Foreign Minister Dr AK Abdul Momen, on April 18, formally opened the ‘Genocide Corner’ as part of preserving historic legacy of the glorious War of Liberation remembering the 3 million victims of 1971 genocide.
Prime Minister’s Political Affairs Adviser HT Imam, Education Minister Dr Dipu Moni, State Minister for Foreign Affairs M Shahriar Alam and Chairman, Parliamentary Standing Committee on Foreign Affairs Muhammad Faruk Khan were also present.
The Ministry of Foreign Affairs will make arrangements so that heads of state and government, ministers, politicians and diplomats can visit ‘Genocide Corner’ in the city.
Besides, students from all educational institutions across the country will be able to visit the ‘Genocide Corner’ with prior permission from the authorities concerned, said the Foreign Ministry on April 23.
All the visitors from home and abroad will also be able to write on the visitor’s book.
Minister Dr Momen said they carefully chose the building to house the Genocide Corner in a historic room.
The building was built in 1960 and Queen Elizabeth II stayed in the house. After her departure, this house became the President’s House, he said.
After the independence on December 16, 1971, the Foreign Minister said, the house became ‘Gonobhaban’ (People’s House), Prime Minister’s Office.
Bangabandhu Sheikh Mujibur Rahman discharged his duties for nearly two years from this office (1972-74).
“The bloodbath and mayhem of 1971 War took the lives of innocent people---3 million were killed, 200,000 women were raped, 10 million had to take shelter in neighboring India and 30 million were displaced internally due to our War of Liberation in 1971. Lest we forget!” said the Foreign Minister.

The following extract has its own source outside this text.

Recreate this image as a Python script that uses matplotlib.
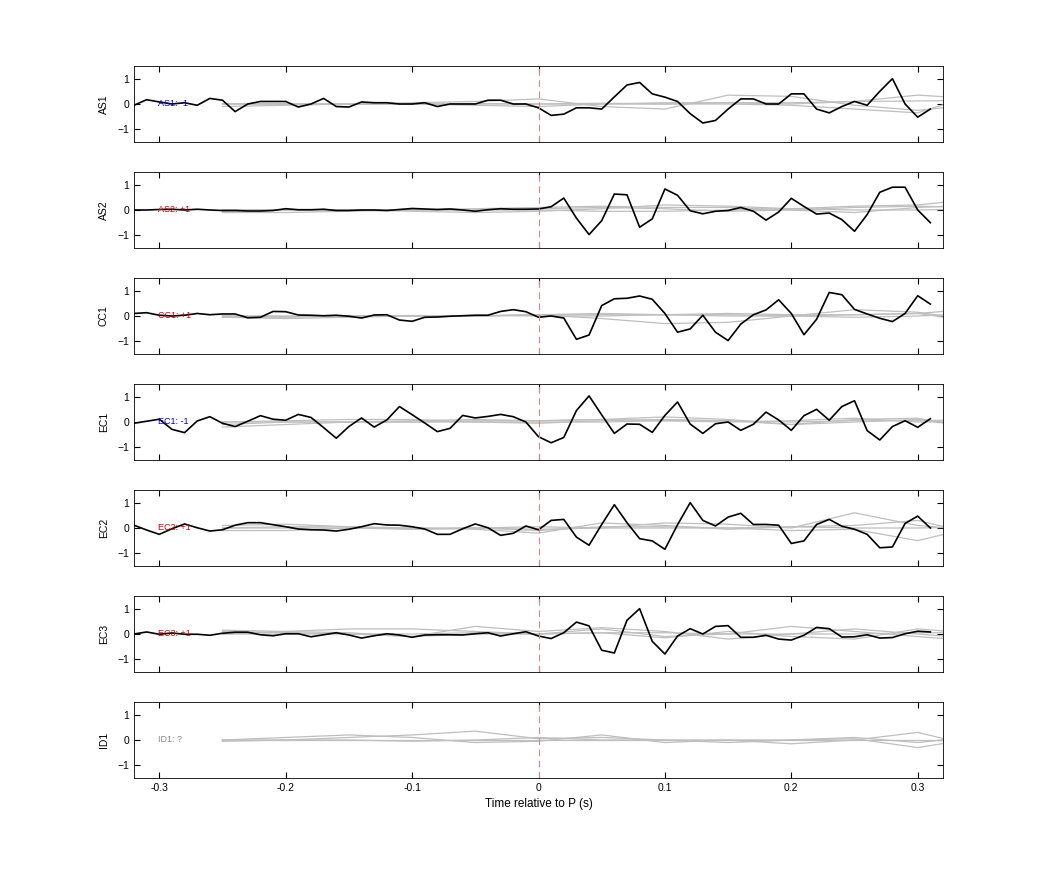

On April 18, 1971, the Foreign Service Day of Bangladesh, Bangladeshi diplomats and staff stationed in Calcutta defying the oppressive and occupation regime of Pakistan took over the Pakistan Deputy High Commissioner’s Office and hoisted the Bangladesh national flag atop and thus established the first Bangladesh Mission abroad.
“Therefore, this day is very significant for the independent and sovereign country of Bangladesh,” said Dr Momen.
Diplomats from various countries who attended the function wrote their comments on visitor’s book placed at the Genocide Corner.
On April 17, 1971, the Bangladesh government was officially established in Mujibnagar and on the following day, a group of Bangladeshi diplomats and officials led by Deputy High Commissioner Md. Hosen Ali and third Secretary Anwarul Karim Chowdhury, declared their allegiance to Bangladesh government, and took possession of the premise of the Pakistani Deputy High Commission in Calcutta, India, and declared it ‘Bangladesh Diplomatic Mission’, which later became ‘Bangladesh Foreign Office’ in Kolkata.
The other officers who also defected in Calcutta on 18th April 1971 were third Secretary Kazi Nazrul Islam, and Assistant Press Attaché Maksud Ali.
Brave diplomats late Hussein Ali, Anwarul Karim Chowdhury and Amjadul Huq were honored on the day. Representatives of these three diplomats received the crests.
“As we’ve started, we’ll continue to recognize and honor their historic contribution in greater way with even more befitting manner in future,” said State Minister Shahriar Alam. A cultural function was also held marking the Foreign Service Day.